BBs possess advanced statistical analysis skills and have a broader range of tools at their disposal. The training and certification requirements for BBs are more rigorous and comprehensive compared to GBs. BBs have a broader organizational impact. They are involved in strategic decision-making, influencing company-wide initiatives, and driving cultural change toward continuous improvement. GBs primarily contribute to improvement efforts within their specific areas or departments.
GBs contribute as team members, support data analysis, and implement improvement solutions, while BBs take on more leadership and strategic responsibilities to deliver significant results.
Black Belt vs. Green Belt: When would you use a Black Belt vs. Green Belt?
You would typically utilize a Black Belt or Green Belt based on the complexity and strategic importance of the improvement projects, as well as the level of leadership and expertise required. In the next section are some scenarios where you would use a Black Belt vs. Green Belt.
Choosing Between Using a Black Belt vs. Green: Real World Scenarios
You would use a BB when:
- You have a project that involves significant complexity, spans multiple departments or functions, and requires advanced statistical analysis.

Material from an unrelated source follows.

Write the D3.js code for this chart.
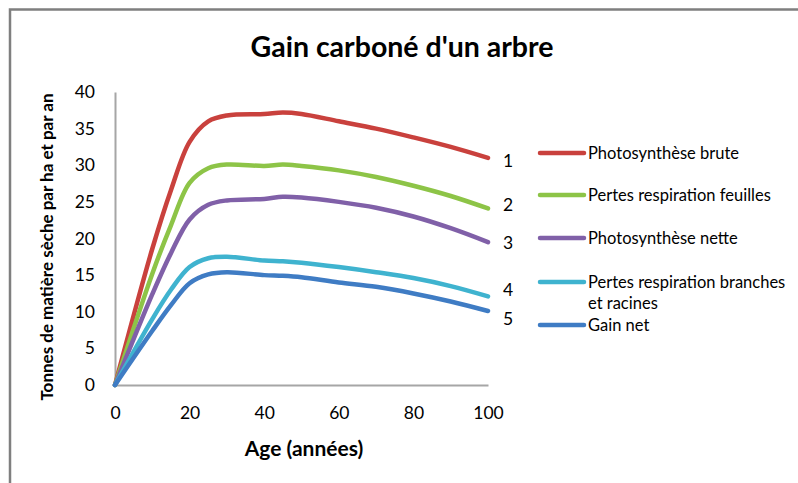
<!DOCTYPE html>
<html>
<head>
<meta charset="utf-8">
<script src="https://cdn.jsdelivr.net/npm/d3@7"></script>
<style>
    body { margin: 0; background: #fff; }
    text { font-family: Lato, "Open Sans", sans-serif; fill: #000; }
    .tickLabel { font-size: 17.5px; }
    .axisTitle { font-size: 21px; font-weight: bold; }
    .legendText { font-size: 16.5px; }
</style>
</head>
<body>
<div id="chart"></div>
<script>
// ages (années)
var ages = [0, 10, 15, 20, 25, 30, 40, 45, 50, 60, 70, 80, 90, 100];

// tonnes de matière sèche par ha et par an
var photoBrute = [0, 18.6, 26.6, 33.2, 36.0, 36.8, 37.0, 37.2, 37.0, 36.0, 35.0, 33.8, 32.5, 31.0];
var pertesFeuilles = [0, 15.2, 21.8, 27.6, 29.6, 30.1, 29.9, 30.1, 29.9, 29.3, 28.4, 27.2, 25.8, 24.1];
var photoNette = [0, 12.4, 18.0, 22.6, 24.6, 25.2, 25.4, 25.7, 25.6, 25.0, 24.2, 23.0, 21.4, 19.5];
var pertesBranches = [0, 9.0, 13.0, 16.1, 17.3, 17.5, 17.0, 16.9, 16.7, 16.1, 15.4, 14.6, 13.5, 12.1];
var gainNet = [0, 7.4, 10.9, 13.9, 15.1, 15.4, 15.0, 14.9, 14.7, 14.0, 13.4, 12.5, 11.4, 10.1];

var seriesNames = ["Photosynthèse brute", "Pertes respiration feuilles", "Photosynthèse nette",
    "Pertes respiration branches et racines", "Gain net"];
var seriesValues = [photoBrute, pertesFeuilles, photoNette, pertesBranches, gainNet];
var seriesColors = ["#c9413d", "#8dc447", "#8060a8", "#3fb3cf", "#3f7cc4"];
var endLabels = ["1", "2", "3", "4", "5"];

var xTicks = [0, 20, 40, 60, 80, 100];
var yTicks = [0, 5, 10, 15, 20, 25, 30, 35, 40];

var width = 798, height = 483;
var margin = { top: 92, right: 310, bottom: 98, left: 115 };

var svg = d3.select("#chart").append("svg")
    .attr("width", width)
    .attr("height", height);

// outer frame (only top and left edges are visible in the crop)
svg.append("path")
    .attr("d", "M10," + height + "V9.5H" + width)
    .attr("fill", "none")
    .attr("stroke", "#7f7f7f")
    .attr("stroke-width", 2.5);

var xScale = d3.scaleLinear()
    .domain([0, 100])
    .range([margin.left, width - margin.right]);

var yScale = d3.scaleLinear()
    .domain([0, 40])
    .range([height - margin.bottom, margin.top]);

//axis lines without ticks, Excel style
var xAxis = svg.append("g")
    .attr("transform", "translate(0," + yScale(0) + ")")
    .call(d3.axisBottom(xScale).tickValues(xTicks).tickSize(0).tickPadding(22));
var yAxis = svg.append("g")
    .attr("transform", "translate(" + xScale(0) + ",0)")
    .call(d3.axisLeft(yScale).tickValues(yTicks).tickSize(0).tickPadding(20));

[xAxis, yAxis].forEach(function (ax) {
    ax.select(".domain").attr("stroke", "#a6a6a6").attr("stroke-width", 2);
    ax.selectAll("text")
        .attr("class", "tickLabel")
        .attr("font-family", null)
        .attr("font-size", null)
        .attr("fill", "#000");
});

var line = d3.line()
    .x(function (d, i) { return xScale(ages[i]); })
    .y(function (d) { return yScale(d); })
    .curve(d3.curveCatmullRom.alpha(0.5));

svg.selectAll(".serie")
    .data(seriesValues)
    .enter()
    .append("path")
    .attr("class", "serie")
    .attr("d", line)
    .attr("fill", "none")
    .attr("stroke", function (d, i) { return seriesColors[i]; })
    .attr("stroke-width", 4.5)
    .attr("stroke-linecap", "round")
    .attr("stroke-linejoin", "round");

// numbers at the end of each curve
var endY = [161, 205, 243, 290, 319];
svg.selectAll(".endLabel")
    .data(endLabels)
    .enter()
    .append("text")
    .attr("class", "tickLabel")
    .attr("x", 508)
    .attr("y", function (d, i) { return endY[i]; })
    .attr("text-anchor", "middle")
    .attr("dy", "0.35em")
    .text(function (d) { return d; });

// title
svg.append("text")
    .attr("x", 402)
    .attr("y", 47)
    .attr("text-anchor", "middle")
    .attr("dy", "0.35em")
    .style("font-size", "28.5px")
    .style("font-weight", "bold")
    .text("Gain carboné d'un arbre");

svg.append("text")
    .attr("class", "axisTitle")
    .attr("x", 304)
    .attr("y", 449)
    .attr("text-anchor", "middle")
    .attr("dy", "0.35em")
    .text("Age (années)");

svg.append("text")
    .attr("transform", "translate(47,247) rotate(-90)")
    .attr("text-anchor", "middle")
    .attr("dy", "0.35em")
    .style("font-size", "17px")
    .style("font-weight", "bold")
    .text("Tonnes de matière sèche par ha et par an");

// legend
var legendY = [153, 195, 238, 282, 325];
var legend = svg.selectAll(".legendItem")
    .data(seriesNames)
    .enter()
    .append("g")
    .attr("class", "legendItem")
    .attr("transform", function (d, i) { return "translate(540," + legendY[i] + ")"; });

legend.append("line")
    .attr("x1", 0)
    .attr("x2", 44)
    .attr("stroke", function (d, i) { return seriesColors[i]; })
    .attr("stroke-width", 4.5)
    .attr("stroke-linecap", "round");

legend.append("text")
    .attr("class", "legendText")
    .attr("x", 48)
    .attr("dy", "0.35em")
    .each(function (d) {
        var el = d3.select(this);
        // the long label wraps onto two lines
        if (d.length > 30) {
            el.append("tspan").attr("x", 48).text("Pertes respiration branches");
            el.append("tspan").attr("x", 48).attr("dy", "1.3em").text("et racines");
        } else {
            el.text(d);
        }
    });
</script>
</body>
</html>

- You have a project that aligns with strategic organizational goals and requires strategic decision-making.
- You need to drive cultural change and create a culture of continuous improvement within the organization.They possess the leadership skills to influence and engage stakeholders at various levels and create a lasting impact.
You would use a GB when:
- You have improvement projects that require data analysis, process mapping, and implementation of improvement solutions. They can work as team members and provide valuable support to BBs or higher-level professionals.
- You have process improvement needs within a specific department or area. They have the expertise to focus on department-specific challenges and implement improvements within their respective areas.

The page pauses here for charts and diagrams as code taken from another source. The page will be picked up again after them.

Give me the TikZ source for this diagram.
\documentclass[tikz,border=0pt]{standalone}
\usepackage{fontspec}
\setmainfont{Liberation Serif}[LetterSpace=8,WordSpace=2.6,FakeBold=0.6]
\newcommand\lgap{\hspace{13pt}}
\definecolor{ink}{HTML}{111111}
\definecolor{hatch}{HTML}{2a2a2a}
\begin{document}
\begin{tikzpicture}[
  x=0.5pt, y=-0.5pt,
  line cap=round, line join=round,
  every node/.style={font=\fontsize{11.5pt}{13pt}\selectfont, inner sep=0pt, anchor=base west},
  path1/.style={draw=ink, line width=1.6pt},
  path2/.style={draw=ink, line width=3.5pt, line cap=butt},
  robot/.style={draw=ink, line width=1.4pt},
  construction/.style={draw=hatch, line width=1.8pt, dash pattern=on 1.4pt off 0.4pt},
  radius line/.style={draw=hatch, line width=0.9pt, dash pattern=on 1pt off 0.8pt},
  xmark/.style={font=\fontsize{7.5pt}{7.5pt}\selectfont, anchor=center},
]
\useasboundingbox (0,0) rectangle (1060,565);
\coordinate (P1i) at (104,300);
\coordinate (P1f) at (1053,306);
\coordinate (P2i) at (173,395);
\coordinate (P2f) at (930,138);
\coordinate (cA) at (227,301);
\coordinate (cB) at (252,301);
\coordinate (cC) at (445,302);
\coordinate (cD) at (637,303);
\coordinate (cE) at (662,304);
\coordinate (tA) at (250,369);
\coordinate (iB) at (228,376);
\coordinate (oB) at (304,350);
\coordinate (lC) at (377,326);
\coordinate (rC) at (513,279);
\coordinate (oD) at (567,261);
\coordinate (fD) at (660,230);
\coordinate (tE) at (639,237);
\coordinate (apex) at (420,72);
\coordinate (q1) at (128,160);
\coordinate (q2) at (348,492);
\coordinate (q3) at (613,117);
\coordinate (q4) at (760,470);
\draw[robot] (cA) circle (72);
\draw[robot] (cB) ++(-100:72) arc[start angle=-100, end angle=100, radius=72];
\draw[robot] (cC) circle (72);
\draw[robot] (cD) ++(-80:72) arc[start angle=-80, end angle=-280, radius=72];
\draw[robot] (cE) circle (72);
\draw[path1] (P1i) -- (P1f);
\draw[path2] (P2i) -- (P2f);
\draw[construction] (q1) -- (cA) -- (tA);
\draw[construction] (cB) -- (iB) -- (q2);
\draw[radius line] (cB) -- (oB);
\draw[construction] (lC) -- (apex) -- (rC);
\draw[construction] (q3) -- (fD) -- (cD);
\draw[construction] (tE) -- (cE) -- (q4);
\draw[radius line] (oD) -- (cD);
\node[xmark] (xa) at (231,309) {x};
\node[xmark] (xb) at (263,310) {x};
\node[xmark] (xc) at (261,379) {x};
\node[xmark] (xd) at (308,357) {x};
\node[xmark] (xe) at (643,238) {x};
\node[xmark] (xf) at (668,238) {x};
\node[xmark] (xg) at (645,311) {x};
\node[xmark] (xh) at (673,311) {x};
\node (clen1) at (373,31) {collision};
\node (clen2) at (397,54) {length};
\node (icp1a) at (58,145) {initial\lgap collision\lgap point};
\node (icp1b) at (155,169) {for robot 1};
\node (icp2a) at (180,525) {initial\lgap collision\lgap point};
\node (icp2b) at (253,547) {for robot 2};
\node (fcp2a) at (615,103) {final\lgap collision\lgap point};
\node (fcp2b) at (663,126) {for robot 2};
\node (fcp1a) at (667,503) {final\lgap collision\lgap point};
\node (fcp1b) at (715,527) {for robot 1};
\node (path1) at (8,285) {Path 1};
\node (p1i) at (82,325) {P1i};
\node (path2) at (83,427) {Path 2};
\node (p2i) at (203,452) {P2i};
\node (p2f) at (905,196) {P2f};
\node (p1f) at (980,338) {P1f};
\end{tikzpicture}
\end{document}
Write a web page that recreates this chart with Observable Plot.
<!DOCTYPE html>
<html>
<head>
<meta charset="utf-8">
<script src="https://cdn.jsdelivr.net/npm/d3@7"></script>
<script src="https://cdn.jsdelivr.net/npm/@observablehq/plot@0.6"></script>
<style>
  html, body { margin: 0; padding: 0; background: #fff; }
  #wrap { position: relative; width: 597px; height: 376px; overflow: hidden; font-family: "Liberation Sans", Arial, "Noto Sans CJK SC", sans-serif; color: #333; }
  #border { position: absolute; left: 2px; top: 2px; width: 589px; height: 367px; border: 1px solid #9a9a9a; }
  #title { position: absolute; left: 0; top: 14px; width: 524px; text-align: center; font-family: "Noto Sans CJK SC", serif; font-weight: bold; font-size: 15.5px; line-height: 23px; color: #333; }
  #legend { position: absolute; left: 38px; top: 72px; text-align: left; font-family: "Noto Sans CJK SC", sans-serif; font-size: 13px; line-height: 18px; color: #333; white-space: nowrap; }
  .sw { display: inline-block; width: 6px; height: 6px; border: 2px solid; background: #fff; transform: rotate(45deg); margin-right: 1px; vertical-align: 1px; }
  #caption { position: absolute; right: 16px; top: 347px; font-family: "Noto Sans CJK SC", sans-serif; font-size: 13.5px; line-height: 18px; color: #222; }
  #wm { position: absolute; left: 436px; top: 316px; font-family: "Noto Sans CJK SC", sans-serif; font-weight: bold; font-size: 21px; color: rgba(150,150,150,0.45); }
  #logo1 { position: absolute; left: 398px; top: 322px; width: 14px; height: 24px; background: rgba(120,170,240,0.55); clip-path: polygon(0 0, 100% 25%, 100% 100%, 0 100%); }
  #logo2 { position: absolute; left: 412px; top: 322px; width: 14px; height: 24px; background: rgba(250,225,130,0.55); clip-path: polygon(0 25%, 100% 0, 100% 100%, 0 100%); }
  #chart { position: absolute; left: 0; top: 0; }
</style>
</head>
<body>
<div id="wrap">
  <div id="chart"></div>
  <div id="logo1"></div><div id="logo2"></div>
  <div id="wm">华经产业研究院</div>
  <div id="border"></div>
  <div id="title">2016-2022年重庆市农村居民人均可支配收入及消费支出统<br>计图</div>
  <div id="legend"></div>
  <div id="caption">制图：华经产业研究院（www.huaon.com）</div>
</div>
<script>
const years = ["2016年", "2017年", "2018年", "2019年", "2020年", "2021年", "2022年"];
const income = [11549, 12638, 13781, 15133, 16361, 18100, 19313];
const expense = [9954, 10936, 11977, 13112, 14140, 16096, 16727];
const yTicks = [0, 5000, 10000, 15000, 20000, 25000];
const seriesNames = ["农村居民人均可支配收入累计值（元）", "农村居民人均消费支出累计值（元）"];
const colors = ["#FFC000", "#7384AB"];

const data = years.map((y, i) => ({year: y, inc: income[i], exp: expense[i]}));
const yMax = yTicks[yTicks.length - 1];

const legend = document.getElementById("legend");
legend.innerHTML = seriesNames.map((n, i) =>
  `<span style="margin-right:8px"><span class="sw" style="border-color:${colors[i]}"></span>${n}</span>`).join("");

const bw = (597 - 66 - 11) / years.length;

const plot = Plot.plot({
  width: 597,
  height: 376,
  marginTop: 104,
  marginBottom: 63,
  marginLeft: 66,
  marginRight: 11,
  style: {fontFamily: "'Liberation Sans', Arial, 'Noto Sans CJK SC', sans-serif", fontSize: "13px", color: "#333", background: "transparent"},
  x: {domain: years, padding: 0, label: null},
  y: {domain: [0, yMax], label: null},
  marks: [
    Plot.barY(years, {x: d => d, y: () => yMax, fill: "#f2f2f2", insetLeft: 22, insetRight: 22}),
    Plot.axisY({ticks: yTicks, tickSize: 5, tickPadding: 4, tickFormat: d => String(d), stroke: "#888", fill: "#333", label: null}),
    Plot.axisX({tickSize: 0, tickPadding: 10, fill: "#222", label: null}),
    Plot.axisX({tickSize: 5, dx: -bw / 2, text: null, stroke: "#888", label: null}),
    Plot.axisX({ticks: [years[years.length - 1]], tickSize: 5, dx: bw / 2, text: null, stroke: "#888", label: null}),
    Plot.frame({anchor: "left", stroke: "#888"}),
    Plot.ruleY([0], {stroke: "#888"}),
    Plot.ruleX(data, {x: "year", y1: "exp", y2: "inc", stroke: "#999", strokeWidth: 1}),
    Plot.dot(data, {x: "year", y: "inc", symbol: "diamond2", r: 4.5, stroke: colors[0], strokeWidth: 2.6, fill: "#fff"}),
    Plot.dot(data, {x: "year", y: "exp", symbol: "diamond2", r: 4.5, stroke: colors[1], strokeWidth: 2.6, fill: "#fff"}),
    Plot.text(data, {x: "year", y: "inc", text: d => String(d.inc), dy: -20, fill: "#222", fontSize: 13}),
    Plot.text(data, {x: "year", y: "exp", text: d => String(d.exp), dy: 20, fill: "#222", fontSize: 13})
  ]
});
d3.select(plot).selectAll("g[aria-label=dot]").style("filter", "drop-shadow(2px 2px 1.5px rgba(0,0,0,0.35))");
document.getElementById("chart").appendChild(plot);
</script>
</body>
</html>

- You have individuals who are new to Six Sigma or seeking to develop their skills. They can gain practical experience by working on smaller-scale projects and building their foundation in Six Sigma methodologies.
In summary, utilize a Black Belt when dealing with complex projects, strategic initiatives, cultural change, and projects that require advanced statistical analysis. Use a Green Belt for supporting improvement projects, department-level issues, skill development, and entry-level process improvement initiatives.
Here is a summary of the key differences between a Black Belt and Green Belt:
- Higher level of expertise and training in Six Sigma methodologies, statistical analysis, and advanced problem-solving techniques.
- Leads and manages complex improvement projects with a significant impact on the organization’s goals.
- Takes on project management and strategic decision-making responsibilities.
- Possesses advanced statistical analysis skills and a broader range of tools.
- Involved in driving cultural change and aligning process improvement efforts with organizational objectives.
- Offers advanced career opportunities, including senior management or executive roles focused on operational excellence and process improvement.
- Possesses foundational knowledge and training in Six Sigma principles, methodologies, and tools.
- Supports improvement projects led by Black Belts or higher-level professionals.
- Works on projects of moderate complexity within specific areas or departments.
- Applies basic statistical tools and techniques for data analysis and process improvement.
- Contributes to process improvement efforts and assists in implementing improvement solutions.
- Provides a steppingstone for further advancement to Black Belt certification.